-- start Available data --

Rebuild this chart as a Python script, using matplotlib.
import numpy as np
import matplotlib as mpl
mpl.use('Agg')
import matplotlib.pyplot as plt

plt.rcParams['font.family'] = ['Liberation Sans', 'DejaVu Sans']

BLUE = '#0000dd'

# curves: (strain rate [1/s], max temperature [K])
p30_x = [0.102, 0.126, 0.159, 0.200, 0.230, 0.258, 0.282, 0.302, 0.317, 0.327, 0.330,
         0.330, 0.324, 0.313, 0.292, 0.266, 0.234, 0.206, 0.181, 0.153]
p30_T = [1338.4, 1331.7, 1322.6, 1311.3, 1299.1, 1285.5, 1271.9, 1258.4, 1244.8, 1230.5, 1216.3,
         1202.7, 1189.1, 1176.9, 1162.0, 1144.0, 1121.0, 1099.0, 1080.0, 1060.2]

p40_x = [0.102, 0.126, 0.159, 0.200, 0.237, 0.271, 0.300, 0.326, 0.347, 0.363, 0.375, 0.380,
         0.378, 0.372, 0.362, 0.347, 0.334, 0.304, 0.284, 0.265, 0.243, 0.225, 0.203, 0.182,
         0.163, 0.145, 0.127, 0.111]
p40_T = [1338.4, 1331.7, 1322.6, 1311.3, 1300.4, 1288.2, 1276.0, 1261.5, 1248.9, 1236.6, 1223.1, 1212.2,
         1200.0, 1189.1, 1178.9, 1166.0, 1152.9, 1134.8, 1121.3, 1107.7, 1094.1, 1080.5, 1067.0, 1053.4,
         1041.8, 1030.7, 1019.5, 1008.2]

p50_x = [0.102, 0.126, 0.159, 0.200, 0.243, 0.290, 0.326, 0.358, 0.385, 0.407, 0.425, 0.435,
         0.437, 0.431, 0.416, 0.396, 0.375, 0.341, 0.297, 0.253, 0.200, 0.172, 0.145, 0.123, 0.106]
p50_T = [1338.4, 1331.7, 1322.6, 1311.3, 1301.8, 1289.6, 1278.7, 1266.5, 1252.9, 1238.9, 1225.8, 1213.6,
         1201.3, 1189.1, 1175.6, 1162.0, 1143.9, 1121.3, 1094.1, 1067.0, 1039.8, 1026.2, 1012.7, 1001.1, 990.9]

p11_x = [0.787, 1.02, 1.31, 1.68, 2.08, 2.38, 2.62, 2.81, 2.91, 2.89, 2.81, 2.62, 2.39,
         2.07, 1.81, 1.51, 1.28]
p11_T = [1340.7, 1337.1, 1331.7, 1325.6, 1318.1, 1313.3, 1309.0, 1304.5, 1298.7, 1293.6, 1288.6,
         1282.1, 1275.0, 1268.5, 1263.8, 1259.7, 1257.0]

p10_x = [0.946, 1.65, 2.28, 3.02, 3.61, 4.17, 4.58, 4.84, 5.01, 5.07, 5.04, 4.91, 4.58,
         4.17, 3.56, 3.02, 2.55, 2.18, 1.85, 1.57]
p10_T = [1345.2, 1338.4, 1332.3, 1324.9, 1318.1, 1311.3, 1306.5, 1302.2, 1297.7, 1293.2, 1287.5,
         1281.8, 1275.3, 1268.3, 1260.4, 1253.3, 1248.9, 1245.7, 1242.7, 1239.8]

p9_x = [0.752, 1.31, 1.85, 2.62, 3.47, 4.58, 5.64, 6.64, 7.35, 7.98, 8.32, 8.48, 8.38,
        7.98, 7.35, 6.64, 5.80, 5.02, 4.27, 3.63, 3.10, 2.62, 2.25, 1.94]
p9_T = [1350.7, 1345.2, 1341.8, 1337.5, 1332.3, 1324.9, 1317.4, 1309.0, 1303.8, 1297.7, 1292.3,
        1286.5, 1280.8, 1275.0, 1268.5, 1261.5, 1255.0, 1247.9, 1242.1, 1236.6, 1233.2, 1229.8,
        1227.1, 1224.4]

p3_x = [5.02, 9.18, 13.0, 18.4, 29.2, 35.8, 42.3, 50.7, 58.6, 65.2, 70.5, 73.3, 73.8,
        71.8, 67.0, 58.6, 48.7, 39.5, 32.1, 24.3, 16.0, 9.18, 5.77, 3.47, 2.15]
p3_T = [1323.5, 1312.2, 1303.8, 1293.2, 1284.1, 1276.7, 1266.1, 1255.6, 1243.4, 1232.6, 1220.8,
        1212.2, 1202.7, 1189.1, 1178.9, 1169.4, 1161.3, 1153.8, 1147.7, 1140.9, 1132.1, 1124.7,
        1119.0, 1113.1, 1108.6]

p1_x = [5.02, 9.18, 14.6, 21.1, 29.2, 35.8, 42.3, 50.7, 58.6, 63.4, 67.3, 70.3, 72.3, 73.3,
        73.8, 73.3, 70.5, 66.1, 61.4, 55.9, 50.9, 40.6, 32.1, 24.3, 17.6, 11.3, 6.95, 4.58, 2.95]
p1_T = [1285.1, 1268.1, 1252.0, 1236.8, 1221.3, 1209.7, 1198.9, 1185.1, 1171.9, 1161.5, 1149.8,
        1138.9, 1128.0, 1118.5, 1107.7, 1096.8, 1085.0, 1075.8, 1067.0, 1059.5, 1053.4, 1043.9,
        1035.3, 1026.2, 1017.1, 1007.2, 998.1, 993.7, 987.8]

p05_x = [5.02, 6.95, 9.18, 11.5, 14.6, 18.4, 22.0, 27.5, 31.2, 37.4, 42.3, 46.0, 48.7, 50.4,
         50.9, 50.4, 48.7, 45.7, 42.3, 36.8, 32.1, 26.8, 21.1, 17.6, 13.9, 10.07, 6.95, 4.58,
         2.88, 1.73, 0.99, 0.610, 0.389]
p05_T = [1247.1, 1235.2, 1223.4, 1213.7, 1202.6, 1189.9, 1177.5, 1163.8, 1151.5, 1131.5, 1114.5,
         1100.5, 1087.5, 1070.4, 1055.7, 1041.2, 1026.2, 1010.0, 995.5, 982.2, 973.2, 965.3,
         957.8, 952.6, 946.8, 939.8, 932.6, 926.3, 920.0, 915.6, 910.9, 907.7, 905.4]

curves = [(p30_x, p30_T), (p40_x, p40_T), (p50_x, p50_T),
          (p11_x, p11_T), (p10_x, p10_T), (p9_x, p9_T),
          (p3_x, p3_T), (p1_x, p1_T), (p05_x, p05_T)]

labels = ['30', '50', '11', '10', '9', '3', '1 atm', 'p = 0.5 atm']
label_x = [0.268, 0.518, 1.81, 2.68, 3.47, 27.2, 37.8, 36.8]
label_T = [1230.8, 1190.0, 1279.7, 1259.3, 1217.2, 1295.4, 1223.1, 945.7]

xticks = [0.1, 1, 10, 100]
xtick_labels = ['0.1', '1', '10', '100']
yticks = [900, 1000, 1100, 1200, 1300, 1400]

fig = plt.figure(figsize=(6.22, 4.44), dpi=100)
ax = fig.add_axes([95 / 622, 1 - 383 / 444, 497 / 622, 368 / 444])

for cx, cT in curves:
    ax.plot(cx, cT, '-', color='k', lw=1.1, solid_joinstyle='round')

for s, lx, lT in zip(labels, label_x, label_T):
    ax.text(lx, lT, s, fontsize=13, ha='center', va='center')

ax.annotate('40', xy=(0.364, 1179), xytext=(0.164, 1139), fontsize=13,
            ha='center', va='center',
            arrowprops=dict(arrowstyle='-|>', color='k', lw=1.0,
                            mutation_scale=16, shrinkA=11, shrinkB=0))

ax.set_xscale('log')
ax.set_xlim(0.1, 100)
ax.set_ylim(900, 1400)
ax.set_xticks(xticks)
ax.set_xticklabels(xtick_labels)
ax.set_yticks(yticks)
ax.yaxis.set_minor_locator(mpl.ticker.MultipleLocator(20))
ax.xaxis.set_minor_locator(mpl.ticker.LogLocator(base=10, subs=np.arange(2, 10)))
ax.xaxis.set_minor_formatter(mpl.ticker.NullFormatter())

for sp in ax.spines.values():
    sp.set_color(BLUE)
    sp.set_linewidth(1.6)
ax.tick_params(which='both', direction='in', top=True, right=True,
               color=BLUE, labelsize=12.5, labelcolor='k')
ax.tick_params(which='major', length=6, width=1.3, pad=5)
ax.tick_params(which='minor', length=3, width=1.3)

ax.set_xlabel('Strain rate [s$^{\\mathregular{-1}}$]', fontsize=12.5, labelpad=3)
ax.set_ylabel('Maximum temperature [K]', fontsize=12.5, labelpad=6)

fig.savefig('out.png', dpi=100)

-- end Available data --

_What to produce:_ Write out a verbatim copy of the data, beginning with its first line and ending with the line that contains "BLUE = '#0000dd'".

_Exercise response:_
Rebuild this chart as a Python script, using matplotlib.
import numpy as np
import matplotlib as mpl
mpl.use('Agg')
import matplotlib.pyplot as plt

plt.rcParams['font.family'] = ['Liberation Sans', 'DejaVu Sans']

BLUE = '#0000dd'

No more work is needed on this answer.